### Set exercise:
Among the records that follow, count the lines with the string "page"; report only that count.

------ Items ------

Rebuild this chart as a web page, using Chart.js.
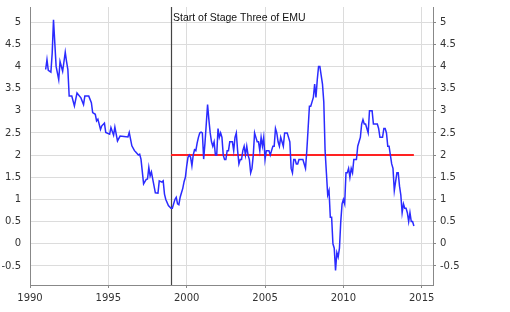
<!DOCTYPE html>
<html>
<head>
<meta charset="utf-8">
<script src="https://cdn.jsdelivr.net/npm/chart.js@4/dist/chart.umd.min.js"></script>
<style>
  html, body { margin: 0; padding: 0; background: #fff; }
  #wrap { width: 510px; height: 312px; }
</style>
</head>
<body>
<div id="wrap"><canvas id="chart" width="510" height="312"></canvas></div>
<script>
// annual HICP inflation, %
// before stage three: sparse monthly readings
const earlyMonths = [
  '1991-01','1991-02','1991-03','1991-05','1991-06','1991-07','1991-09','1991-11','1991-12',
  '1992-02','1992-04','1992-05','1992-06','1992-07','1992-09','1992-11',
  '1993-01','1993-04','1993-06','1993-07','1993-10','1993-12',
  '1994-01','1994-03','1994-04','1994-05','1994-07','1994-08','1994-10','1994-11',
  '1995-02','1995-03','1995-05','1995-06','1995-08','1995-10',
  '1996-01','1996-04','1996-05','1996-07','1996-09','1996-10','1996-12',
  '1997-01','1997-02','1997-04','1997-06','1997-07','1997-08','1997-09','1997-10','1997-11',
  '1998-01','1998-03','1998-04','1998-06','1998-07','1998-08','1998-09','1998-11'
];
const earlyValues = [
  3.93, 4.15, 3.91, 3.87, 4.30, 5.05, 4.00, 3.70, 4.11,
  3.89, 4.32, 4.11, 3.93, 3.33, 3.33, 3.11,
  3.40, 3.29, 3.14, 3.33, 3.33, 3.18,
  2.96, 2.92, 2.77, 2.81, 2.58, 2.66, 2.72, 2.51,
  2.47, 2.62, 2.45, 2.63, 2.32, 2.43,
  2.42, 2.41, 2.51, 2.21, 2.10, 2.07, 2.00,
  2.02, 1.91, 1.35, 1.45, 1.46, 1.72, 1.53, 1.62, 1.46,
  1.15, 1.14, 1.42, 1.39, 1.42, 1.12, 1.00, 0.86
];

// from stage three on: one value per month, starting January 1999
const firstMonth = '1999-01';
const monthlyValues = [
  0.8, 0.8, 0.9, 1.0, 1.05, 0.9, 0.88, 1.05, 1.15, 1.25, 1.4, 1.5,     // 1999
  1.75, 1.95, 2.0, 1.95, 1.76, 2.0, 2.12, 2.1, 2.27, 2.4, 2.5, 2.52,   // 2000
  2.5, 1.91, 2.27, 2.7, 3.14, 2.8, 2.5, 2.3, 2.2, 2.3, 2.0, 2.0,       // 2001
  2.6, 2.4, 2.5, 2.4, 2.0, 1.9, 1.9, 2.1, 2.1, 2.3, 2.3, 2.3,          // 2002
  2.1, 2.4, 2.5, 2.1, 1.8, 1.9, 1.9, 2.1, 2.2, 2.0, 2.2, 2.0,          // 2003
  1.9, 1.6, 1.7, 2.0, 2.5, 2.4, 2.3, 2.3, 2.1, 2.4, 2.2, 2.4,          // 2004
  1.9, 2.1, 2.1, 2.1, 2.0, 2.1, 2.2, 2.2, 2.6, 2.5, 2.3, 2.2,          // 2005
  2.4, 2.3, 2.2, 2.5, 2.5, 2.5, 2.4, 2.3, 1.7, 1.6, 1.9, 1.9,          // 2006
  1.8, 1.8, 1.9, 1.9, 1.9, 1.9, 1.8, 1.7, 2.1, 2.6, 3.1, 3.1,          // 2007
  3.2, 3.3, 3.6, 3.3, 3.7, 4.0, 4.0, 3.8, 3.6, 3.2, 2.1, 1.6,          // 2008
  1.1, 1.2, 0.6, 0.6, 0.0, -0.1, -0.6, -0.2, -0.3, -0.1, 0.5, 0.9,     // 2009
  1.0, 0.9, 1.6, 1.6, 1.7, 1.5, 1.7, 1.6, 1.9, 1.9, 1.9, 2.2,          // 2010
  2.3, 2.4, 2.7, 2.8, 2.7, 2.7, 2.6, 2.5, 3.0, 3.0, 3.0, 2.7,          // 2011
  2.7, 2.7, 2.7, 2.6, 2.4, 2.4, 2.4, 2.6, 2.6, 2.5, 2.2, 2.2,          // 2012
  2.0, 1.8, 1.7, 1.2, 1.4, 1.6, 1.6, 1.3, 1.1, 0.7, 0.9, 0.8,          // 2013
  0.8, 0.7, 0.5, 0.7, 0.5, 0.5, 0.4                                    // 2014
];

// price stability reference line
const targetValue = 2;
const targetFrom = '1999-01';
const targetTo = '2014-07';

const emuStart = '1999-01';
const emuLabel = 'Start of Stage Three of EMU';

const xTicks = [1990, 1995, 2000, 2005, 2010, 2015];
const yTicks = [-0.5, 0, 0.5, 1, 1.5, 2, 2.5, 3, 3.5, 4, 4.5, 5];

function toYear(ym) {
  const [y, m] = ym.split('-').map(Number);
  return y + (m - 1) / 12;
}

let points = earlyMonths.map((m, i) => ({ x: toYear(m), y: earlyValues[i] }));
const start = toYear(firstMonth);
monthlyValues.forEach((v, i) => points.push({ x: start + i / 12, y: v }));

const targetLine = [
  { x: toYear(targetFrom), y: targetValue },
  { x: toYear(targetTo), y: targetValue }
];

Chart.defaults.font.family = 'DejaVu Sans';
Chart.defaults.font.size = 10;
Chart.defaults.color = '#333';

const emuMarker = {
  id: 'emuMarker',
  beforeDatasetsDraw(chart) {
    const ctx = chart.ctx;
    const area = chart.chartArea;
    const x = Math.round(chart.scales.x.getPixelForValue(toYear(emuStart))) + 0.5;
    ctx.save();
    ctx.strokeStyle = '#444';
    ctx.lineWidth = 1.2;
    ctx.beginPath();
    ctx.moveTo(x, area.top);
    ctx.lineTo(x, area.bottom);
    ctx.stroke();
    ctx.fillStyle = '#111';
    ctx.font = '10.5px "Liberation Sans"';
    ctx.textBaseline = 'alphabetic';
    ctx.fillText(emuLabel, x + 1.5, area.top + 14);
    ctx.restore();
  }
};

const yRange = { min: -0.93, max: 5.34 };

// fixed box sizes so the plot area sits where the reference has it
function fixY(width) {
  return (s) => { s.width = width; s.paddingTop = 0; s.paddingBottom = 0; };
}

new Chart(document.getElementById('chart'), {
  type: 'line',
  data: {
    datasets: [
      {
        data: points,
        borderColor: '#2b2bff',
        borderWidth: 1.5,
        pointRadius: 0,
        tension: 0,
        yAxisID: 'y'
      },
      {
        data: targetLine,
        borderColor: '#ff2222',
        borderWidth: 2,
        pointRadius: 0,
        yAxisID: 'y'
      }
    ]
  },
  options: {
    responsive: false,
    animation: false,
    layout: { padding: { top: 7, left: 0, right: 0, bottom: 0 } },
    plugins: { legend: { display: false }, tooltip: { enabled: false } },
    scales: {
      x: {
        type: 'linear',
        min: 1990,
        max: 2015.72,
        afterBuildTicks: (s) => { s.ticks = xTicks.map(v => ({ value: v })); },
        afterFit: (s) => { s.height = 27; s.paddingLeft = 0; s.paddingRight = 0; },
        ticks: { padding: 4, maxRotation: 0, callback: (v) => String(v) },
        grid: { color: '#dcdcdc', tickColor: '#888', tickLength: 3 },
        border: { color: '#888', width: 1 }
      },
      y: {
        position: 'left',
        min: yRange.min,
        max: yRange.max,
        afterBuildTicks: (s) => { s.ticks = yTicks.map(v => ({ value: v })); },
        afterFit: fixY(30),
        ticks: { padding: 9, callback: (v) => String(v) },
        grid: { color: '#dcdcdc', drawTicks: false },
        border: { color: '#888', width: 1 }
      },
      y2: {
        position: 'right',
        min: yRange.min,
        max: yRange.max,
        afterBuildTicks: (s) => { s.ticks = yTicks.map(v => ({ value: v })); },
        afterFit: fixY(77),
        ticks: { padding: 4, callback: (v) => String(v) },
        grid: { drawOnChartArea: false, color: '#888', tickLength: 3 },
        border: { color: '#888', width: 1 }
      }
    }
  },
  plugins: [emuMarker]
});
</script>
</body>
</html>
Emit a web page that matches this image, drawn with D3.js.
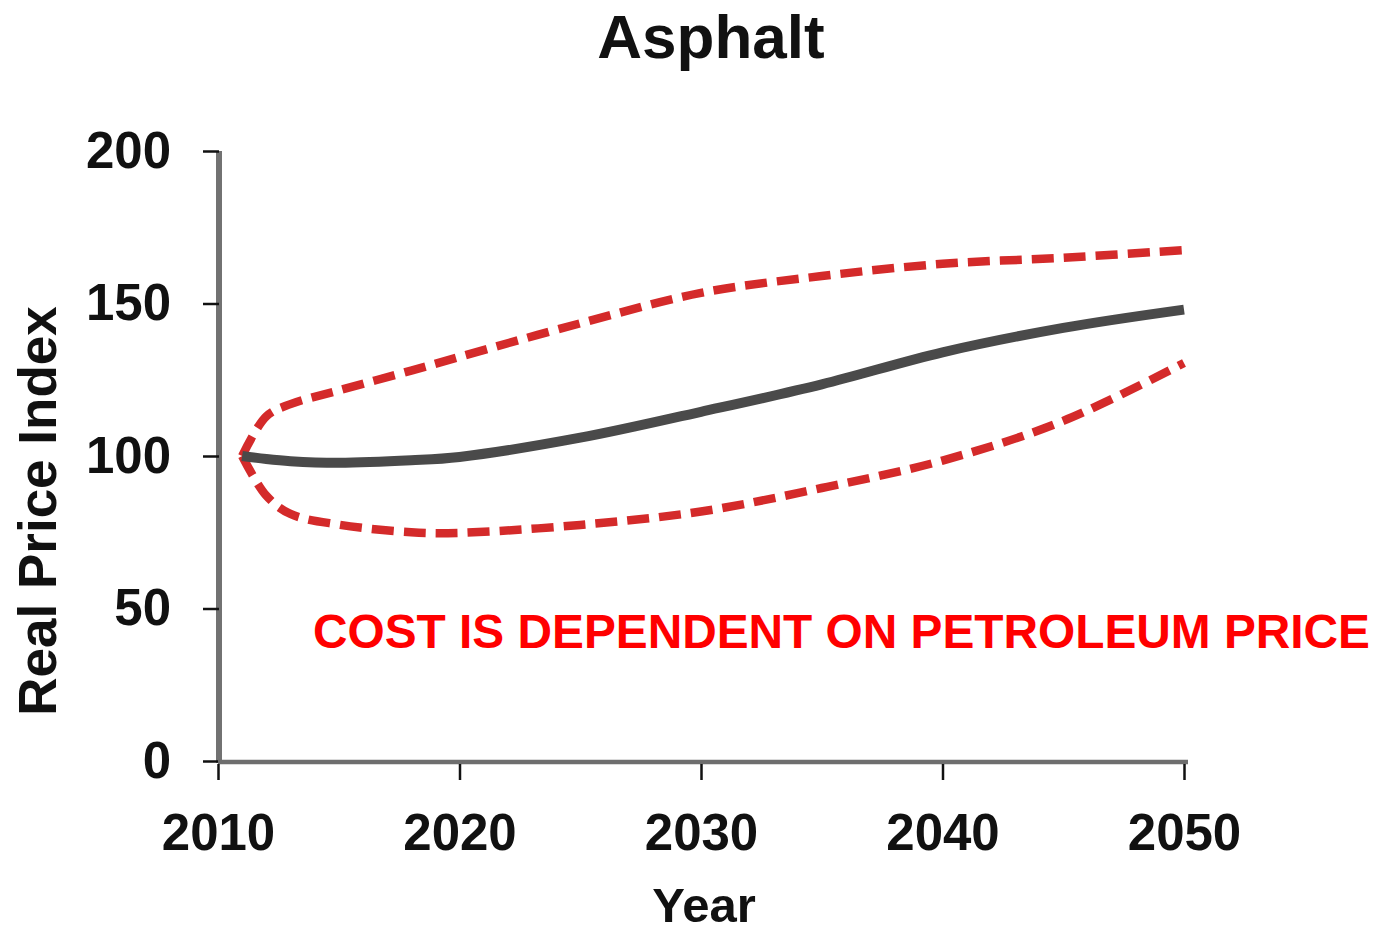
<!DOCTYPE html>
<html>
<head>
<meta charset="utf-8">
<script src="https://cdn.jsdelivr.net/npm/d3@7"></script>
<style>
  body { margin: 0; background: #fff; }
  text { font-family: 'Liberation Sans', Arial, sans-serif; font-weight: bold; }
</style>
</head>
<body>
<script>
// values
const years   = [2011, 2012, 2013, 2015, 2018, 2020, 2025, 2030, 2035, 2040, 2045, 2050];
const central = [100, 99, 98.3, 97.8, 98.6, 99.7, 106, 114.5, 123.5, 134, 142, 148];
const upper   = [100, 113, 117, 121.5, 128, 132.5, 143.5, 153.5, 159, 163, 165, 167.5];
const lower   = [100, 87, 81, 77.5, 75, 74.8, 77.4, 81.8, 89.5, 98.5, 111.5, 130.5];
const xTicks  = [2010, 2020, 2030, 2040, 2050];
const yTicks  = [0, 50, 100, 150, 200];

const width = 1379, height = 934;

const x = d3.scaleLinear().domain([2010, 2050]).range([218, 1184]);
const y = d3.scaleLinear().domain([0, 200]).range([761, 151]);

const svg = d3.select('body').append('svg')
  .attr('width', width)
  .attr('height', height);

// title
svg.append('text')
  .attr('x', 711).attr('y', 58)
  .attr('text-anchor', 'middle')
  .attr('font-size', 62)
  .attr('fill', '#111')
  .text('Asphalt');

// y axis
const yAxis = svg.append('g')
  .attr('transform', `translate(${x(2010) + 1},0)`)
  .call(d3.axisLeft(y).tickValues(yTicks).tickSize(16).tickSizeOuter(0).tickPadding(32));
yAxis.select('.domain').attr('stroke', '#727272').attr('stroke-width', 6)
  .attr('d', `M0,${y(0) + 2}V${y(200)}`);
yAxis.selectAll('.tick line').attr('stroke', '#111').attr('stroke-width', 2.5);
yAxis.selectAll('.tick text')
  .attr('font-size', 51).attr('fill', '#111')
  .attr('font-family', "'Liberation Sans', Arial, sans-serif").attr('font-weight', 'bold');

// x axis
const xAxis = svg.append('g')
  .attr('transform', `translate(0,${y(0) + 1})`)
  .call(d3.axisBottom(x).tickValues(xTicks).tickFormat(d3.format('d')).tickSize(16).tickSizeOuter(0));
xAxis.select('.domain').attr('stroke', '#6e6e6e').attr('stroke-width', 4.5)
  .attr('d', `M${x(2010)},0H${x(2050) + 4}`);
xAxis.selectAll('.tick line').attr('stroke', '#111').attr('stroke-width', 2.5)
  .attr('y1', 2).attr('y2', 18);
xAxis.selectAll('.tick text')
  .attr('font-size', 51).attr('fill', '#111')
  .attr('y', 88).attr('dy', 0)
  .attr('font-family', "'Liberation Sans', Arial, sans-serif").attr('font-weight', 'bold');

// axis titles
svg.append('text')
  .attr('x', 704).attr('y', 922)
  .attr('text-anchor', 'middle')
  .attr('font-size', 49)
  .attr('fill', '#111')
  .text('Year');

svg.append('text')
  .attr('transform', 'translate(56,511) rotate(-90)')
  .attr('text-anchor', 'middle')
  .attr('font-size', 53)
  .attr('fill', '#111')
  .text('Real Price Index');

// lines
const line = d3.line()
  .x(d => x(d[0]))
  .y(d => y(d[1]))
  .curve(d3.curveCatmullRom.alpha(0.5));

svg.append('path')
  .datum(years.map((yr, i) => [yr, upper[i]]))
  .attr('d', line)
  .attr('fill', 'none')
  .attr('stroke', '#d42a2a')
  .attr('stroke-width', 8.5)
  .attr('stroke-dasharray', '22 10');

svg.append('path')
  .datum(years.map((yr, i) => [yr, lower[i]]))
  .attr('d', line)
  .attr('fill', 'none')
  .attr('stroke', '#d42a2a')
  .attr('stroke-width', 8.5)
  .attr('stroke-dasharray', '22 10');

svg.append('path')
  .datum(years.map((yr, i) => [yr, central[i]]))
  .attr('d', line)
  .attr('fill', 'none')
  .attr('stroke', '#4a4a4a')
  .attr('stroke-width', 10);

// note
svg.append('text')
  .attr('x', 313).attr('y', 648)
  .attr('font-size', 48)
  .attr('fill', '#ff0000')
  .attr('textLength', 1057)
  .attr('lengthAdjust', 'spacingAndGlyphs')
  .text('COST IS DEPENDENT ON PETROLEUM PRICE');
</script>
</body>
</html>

------

### Right answer:
2